What to do. Give only the number of lines in the records below that contain the word "page".

Data section.

────────────────────────────────────────

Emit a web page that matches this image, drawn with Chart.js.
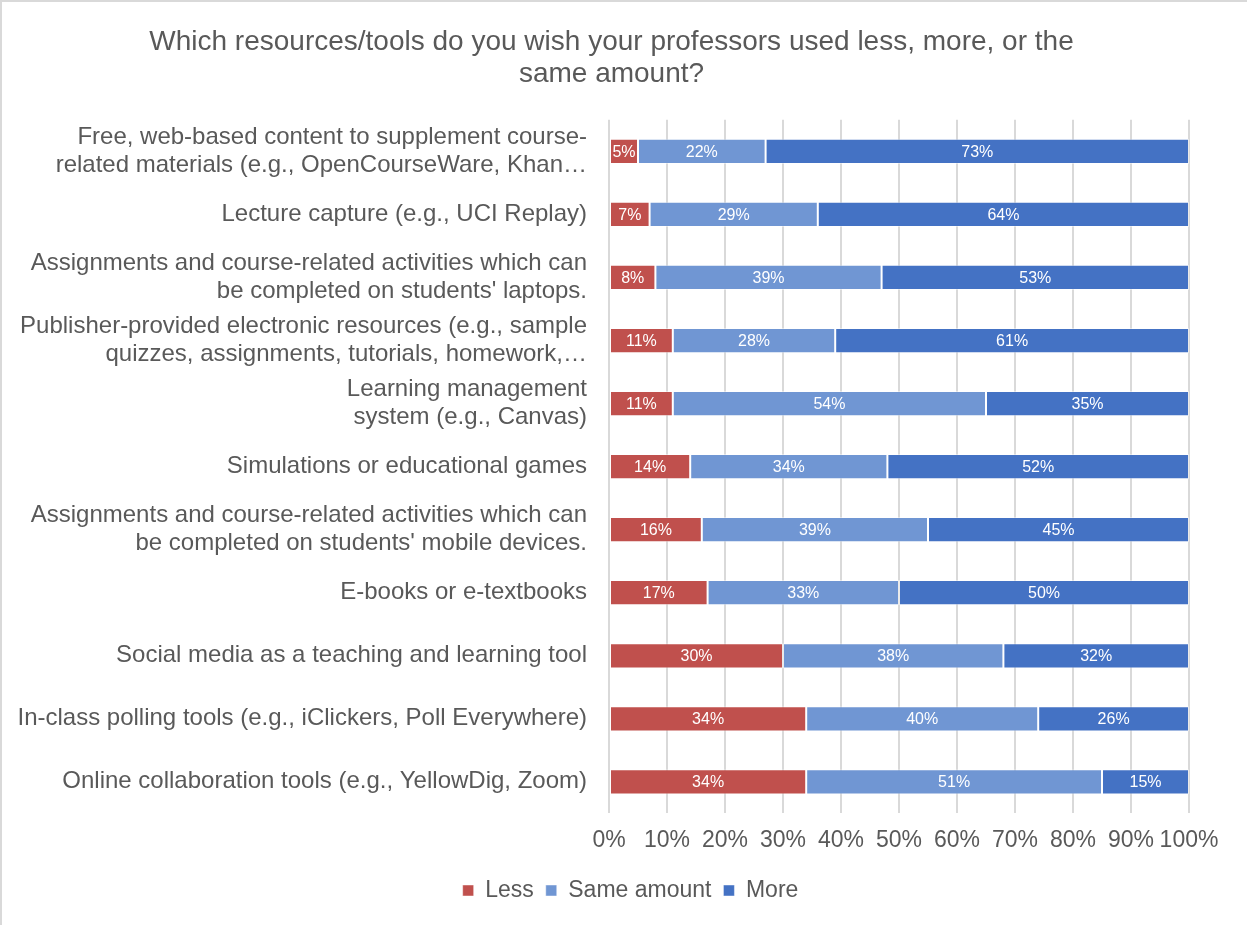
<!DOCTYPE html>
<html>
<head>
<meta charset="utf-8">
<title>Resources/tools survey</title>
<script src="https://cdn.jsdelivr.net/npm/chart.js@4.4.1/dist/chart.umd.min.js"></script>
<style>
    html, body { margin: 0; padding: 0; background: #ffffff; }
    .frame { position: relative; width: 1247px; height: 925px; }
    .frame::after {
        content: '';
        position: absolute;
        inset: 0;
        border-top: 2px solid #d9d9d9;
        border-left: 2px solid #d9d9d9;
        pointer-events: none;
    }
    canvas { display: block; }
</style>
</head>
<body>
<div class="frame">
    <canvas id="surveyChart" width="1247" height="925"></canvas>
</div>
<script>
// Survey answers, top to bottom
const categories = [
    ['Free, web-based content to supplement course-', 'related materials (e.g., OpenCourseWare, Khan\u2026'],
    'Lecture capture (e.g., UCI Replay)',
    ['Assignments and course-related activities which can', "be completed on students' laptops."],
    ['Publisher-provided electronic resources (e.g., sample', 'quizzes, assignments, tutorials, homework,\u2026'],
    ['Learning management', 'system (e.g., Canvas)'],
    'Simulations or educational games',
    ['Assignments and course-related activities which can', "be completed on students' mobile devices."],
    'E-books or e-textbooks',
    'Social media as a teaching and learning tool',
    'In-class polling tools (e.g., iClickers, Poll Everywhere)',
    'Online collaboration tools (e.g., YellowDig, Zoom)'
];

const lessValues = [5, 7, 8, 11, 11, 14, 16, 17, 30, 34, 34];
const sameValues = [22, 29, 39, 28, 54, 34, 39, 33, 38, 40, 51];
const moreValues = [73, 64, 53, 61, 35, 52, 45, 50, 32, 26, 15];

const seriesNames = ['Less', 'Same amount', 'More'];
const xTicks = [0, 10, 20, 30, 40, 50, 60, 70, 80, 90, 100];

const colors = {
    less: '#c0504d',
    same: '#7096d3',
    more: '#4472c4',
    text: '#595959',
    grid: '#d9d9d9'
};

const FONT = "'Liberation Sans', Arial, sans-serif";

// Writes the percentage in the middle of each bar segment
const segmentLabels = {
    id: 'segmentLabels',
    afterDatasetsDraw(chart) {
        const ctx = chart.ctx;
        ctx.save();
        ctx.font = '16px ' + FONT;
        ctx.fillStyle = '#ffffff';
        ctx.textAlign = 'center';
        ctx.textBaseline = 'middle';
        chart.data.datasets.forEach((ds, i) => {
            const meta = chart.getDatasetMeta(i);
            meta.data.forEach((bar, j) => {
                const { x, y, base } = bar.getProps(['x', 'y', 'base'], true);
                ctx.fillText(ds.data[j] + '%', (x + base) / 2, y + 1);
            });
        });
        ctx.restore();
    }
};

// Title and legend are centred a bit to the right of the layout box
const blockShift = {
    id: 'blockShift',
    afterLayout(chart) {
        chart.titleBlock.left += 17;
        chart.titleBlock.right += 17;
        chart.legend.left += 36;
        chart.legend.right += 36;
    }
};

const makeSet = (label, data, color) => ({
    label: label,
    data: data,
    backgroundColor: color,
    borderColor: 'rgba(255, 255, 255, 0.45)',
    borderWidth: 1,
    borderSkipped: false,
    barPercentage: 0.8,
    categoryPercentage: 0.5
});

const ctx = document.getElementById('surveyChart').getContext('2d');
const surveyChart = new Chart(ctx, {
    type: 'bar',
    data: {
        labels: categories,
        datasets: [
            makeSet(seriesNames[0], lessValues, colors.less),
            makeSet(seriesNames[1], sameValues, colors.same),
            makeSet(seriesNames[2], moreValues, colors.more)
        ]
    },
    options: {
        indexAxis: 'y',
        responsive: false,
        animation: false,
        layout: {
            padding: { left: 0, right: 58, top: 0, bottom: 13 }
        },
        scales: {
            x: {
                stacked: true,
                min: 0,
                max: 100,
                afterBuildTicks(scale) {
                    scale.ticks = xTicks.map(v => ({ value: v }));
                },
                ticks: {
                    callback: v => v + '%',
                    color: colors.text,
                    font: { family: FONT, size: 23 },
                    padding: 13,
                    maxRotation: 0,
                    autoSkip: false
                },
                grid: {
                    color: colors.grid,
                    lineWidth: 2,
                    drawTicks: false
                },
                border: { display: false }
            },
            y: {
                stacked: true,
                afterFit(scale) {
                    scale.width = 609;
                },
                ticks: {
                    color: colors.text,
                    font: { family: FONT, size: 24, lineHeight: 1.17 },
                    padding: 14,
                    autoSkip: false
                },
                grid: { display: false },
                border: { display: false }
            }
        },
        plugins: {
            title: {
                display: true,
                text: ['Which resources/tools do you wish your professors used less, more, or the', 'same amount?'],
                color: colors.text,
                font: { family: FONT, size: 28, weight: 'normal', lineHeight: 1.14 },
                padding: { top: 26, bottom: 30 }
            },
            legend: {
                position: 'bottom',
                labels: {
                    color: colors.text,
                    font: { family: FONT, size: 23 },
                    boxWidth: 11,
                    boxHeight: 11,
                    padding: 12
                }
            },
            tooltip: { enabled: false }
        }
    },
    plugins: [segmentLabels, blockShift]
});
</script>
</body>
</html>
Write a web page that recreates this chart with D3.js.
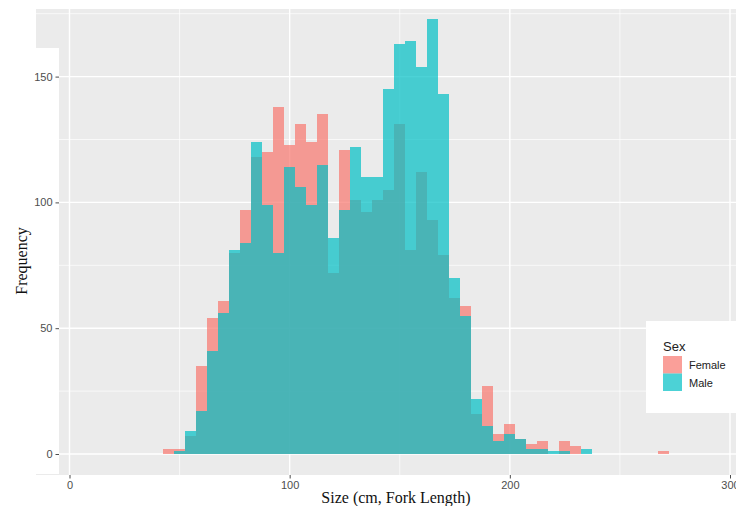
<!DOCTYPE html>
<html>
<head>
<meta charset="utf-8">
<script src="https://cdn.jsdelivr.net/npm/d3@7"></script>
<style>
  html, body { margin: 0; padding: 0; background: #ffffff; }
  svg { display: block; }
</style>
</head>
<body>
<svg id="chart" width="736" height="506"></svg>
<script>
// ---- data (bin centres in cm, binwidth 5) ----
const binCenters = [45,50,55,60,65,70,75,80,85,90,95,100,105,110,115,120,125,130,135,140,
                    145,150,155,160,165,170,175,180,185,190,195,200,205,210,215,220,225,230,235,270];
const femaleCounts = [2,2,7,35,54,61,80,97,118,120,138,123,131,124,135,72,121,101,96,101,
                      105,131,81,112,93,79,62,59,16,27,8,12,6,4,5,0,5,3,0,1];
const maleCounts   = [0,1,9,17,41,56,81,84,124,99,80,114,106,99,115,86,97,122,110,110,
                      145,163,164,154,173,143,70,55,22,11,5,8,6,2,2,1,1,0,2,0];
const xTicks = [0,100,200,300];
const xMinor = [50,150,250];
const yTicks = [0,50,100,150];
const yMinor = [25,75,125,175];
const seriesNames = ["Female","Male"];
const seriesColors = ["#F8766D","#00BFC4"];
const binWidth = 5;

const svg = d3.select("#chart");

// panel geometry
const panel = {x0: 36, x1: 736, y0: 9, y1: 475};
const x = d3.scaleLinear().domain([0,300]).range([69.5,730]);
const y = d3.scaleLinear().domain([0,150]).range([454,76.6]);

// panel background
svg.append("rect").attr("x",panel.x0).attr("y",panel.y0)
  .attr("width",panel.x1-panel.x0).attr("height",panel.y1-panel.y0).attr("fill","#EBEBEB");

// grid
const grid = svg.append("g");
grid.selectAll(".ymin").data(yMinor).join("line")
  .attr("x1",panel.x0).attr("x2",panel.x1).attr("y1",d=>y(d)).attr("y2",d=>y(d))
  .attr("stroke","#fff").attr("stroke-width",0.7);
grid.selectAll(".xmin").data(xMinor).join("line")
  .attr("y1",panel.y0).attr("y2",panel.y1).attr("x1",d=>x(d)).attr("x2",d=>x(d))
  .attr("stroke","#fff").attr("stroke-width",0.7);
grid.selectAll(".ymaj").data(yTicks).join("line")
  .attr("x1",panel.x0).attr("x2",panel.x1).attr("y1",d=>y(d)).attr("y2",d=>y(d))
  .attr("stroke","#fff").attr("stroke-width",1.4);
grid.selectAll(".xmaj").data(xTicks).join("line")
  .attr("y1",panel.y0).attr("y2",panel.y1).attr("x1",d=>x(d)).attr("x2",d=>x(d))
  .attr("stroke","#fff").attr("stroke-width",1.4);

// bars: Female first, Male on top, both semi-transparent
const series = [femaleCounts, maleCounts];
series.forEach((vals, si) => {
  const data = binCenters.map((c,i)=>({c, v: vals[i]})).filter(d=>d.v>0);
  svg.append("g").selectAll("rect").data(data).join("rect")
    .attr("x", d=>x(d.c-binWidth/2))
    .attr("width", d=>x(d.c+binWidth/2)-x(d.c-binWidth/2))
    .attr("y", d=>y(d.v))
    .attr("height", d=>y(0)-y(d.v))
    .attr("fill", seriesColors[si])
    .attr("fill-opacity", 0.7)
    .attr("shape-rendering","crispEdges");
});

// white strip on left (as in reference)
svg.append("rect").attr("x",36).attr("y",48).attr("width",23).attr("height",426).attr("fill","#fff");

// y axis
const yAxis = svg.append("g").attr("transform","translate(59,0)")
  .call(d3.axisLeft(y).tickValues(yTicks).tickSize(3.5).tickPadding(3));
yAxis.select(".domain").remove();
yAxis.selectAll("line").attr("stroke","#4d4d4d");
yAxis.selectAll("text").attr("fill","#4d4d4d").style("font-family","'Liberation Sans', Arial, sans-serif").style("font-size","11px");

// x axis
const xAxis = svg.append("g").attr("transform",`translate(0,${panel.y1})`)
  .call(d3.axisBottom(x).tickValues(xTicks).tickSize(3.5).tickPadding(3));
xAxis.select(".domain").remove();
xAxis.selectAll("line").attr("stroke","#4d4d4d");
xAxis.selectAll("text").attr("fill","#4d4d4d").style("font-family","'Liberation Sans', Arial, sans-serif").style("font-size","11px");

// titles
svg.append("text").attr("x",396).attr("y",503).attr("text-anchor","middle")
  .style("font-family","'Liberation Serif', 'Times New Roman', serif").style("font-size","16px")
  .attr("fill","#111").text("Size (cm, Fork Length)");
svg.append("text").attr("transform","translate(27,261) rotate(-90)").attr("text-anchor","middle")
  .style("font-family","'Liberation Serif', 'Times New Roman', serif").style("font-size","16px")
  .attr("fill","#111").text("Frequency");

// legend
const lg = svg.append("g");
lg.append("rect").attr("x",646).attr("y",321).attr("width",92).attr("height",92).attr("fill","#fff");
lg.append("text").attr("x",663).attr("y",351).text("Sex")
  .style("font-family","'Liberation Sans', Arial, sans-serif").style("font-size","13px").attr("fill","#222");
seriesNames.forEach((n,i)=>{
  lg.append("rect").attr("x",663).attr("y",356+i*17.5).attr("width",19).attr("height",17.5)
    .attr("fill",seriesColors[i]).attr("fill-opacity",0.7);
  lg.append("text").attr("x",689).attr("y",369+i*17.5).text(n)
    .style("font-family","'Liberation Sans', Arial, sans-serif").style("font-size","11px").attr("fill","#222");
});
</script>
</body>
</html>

────────────────────────────────────────

Worked answer. 2